El financiamiento del cine peruano ha sido una cuestión polémica en los últimos años. Recientemente, la indignación de productores y actores despertó luego de que se aprobara la Ley del Cine. La ministra de Cultura, Leslie Urteaga, fue abucheada en el Teatro Nacional, a pesar de que observó la ley. Ese abucheo no se escuchó cuando Urteaga bailaba con Richard Swing, quien firmó jugosos contratos con el Ministerio de Cultura en el Gobierno de Vizcarra. En ese entonces no importaba quién bailaba, siempre y cuando la billetera de Cultura estuviera abierta y generosa.

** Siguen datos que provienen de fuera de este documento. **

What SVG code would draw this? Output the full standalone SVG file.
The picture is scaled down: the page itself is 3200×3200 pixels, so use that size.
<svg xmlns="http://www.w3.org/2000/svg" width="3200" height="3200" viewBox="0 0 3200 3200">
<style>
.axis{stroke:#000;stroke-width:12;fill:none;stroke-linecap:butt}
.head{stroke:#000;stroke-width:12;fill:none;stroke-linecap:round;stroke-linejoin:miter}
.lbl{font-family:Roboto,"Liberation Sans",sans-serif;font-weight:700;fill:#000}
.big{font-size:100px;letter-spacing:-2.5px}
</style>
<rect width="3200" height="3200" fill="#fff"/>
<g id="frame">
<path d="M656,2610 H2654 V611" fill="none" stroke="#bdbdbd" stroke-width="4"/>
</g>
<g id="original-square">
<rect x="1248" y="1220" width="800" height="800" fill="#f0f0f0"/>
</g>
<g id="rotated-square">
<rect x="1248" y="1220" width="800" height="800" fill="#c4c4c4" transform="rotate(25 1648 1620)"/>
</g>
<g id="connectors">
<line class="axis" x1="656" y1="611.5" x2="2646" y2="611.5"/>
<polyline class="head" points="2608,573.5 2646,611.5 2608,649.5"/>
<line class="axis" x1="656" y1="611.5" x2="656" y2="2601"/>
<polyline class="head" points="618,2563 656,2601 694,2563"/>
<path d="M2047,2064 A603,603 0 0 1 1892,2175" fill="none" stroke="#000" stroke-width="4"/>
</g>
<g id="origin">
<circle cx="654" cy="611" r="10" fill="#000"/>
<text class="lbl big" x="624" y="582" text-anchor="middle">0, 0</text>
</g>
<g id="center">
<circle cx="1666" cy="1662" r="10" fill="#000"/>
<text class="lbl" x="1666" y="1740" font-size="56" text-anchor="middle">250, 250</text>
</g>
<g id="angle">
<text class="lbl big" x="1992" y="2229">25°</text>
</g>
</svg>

Quienes apoyan otorgar, sin condiciones, subsidios al cine peruano acusan de ser ignorantes a quienes se oponen y aseguran que no saben qué es la cultura. Incluso, como respuesta a un comentario que hice en redes, me increparon que “nos merecemos ¡Asu mare 10!”.

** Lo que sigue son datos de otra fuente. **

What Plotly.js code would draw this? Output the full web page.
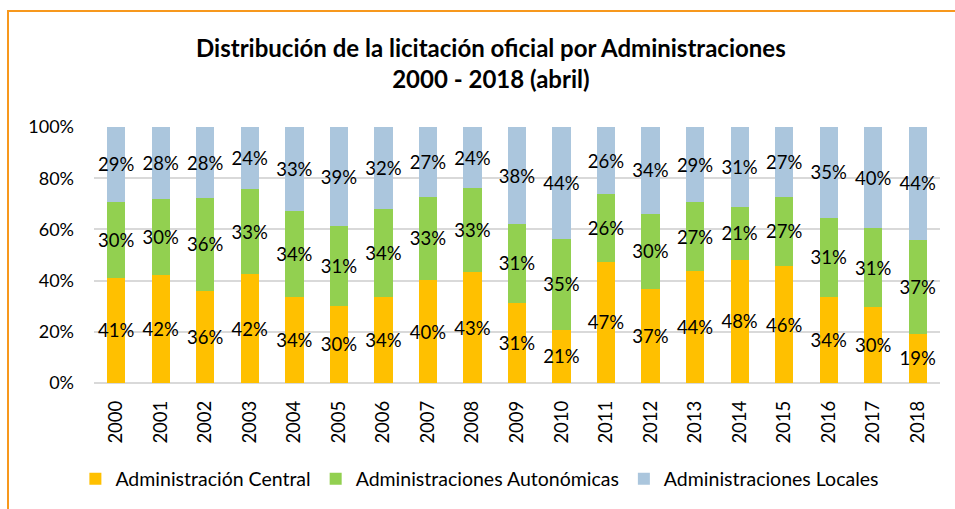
<!DOCTYPE html>
<html>
<head>
<meta charset="utf-8">
<script src="https://cdn.plot.ly/plotly-3.0.1.min.js"></script>
<style>
  html, body { margin: 0; padding: 0; background: #ffffff; overflow: hidden; }
  #wrap { position: relative; width: 955px; height: 509px; }
  #chart { position: absolute; left: 0; top: 0; width: 955px; height: 509px; }
  #frame { position: absolute; left: 7px; top: 10px; width: 1100px; height: 700px;
           border-left: 2px solid #F7981D; border-top: 2px solid #F7981D; pointer-events: none; }
</style>
</head>
<body>
<div id="wrap">
  <div id="chart"></div>
  <div id="frame"></div>
</div>
<script>
const years = ['2000','2001','2002','2003','2004','2005','2006','2007','2008','2009',
               '2010','2011','2012','2013','2014','2015','2016','2017','2018'];
const central = [41.1, 42.1, 36.1, 42.4, 33.6, 30.1, 33.7, 40.2, 43.3, 31.4,
                 20.9, 47.4, 36.6, 43.8, 48.1, 45.7, 33.7, 29.8, 19.3];
const autonomicas = [29.8, 29.8, 36.1, 33.2, 33.6, 31.1, 34.3, 32.6, 32.8, 30.7,
                     35.2, 26.3, 29.6, 26.8, 20.8, 27.1, 30.9, 30.6, 36.7];
const locales = [29.1, 28.1, 27.8, 24.4, 32.8, 38.8, 32.0, 27.2, 23.9, 37.9,
                 43.9, 26.3, 33.8, 29.4, 31.1, 27.2, 35.4, 39.6, 44.0];
const seriesNames = ['Administración Central', 'Administraciones Autonómicas', 'Administraciones Locales'];
const seriesColors = ['#FFC000', '#92D050', '#ABC6DD'];
const yTicks = [0, 20, 40, 60, 80, 100];
const yTickText = ['0%', '20%', '40%', '60%', '80%', '100%'];

const FONT = 'Lato, "Open Sans", sans-serif';

function barTrace(vals, i) {
  return {
    type: 'bar',
    name: seriesNames[i],
    x: years,
    y: vals,
    marker: { color: seriesColors[i], line: { width: 0 } },
    texttemplate: '%{y:.0f}%',
    textposition: 'inside',
    insidetextanchor: 'middle',
    constraintext: 'none',
    textangle: 0,
    textfont: { family: FONT, size: 18.5, color: '#000000' },
    hoverinfo: 'name+y'
  };
}

const data = [barTrace(central, 0), barTrace(autonomicas, 1), barTrace(locales, 2)];

const layout = {
  width: 955,
  height: 509,
  paper_bgcolor: 'rgba(0,0,0,0)',
  plot_bgcolor: '#ffffff',
  barmode: 'stack',
  bargap: 0.59,
  font: { family: FONT, size: 17, color: '#000000' },
  margin: { l: 94, r: 15, t: 127, b: 125 },
  title: {
    text: '<b>Distribución de la licitación oficial por Administraciones<br>2000 - 2018 (abril)</b>',
    font: { family: FONT, size: 24, color: '#000000' },
    x: 0.514, xref: 'container', xanchor: 'center',
    y: 0.888, yref: 'container', yanchor: 'middle'
  },
  xaxis: {
    type: 'category',
    tickangle: -90,
    tickfont: { family: FONT, size: 18.5, color: '#000000' },
    showgrid: false,
    showline: false,
    ticks: '',
    ticklabelstandoff: 13
  },
  yaxis: {
    range: [0, 100],
    tickmode: 'array',
    tickvals: yTicks,
    ticktext: yTickText,
    tickfont: { family: FONT, size: 18, color: '#000000' },
    showgrid: true,
    gridcolor: '#D9D9D9',
    gridwidth: 2,
    zeroline: true,
    zerolinecolor: '#D9D9D9',
    zerolinewidth: 2,
    showline: false,
    ticks: '',
    ticklabelstandoff: 19
  },
  legend: {
    orientation: 'h',
    x: -0.022, xanchor: 'left',
    y: -0.37, yanchor: 'middle',
    font: { family: FONT, size: 19.5, color: '#000000' },
    traceorder: 'normal',
    itemclick: false
  },
  showlegend: true
};

Plotly.newPlot('chart', data, layout, { displayModeBar: false, staticPlot: true });
</script>
</body>
</html>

Este comentario exhibe a la perfección la verdadera idea de los “defensores del cine peruano”. Como Luis XIV con el Estado, ellos se perciben los dueños del concepto de ‘cultura’. Para ellos, quienes disfrutan de otras películas que no sean dramas escritos por sociólogos son ignorantes. Por eso, ningunean comedias que sí saben llegar al público peruano y, por eso, siempre les va mal en cartelera.
Sin embargo, ahora aseguran que el Estado les ha quitado la “libertad” de hacer películas. Esta es otra falacia. La libertad de hacer películas, así como de hacer cualquier otro negocio, la tienen todos los peruanos. La diferencia es que estos artistas sienten que el negocio del cine está por encima de cualquier otro por ser “cultura”. Cuando un peruano quiere emprender, pide préstamos o usa sus ahorros, arriesgándose a que al público no le guste su producto y quiebre. Pero en el caso del cineasta subsidiado, su objetivo no es agradar al público, sino llevar adelante su idea, sin riesgo alguno y con dinero ajeno. ¿Por qué, entonces, el cine debe tener privilegios que otras industrias no tienen?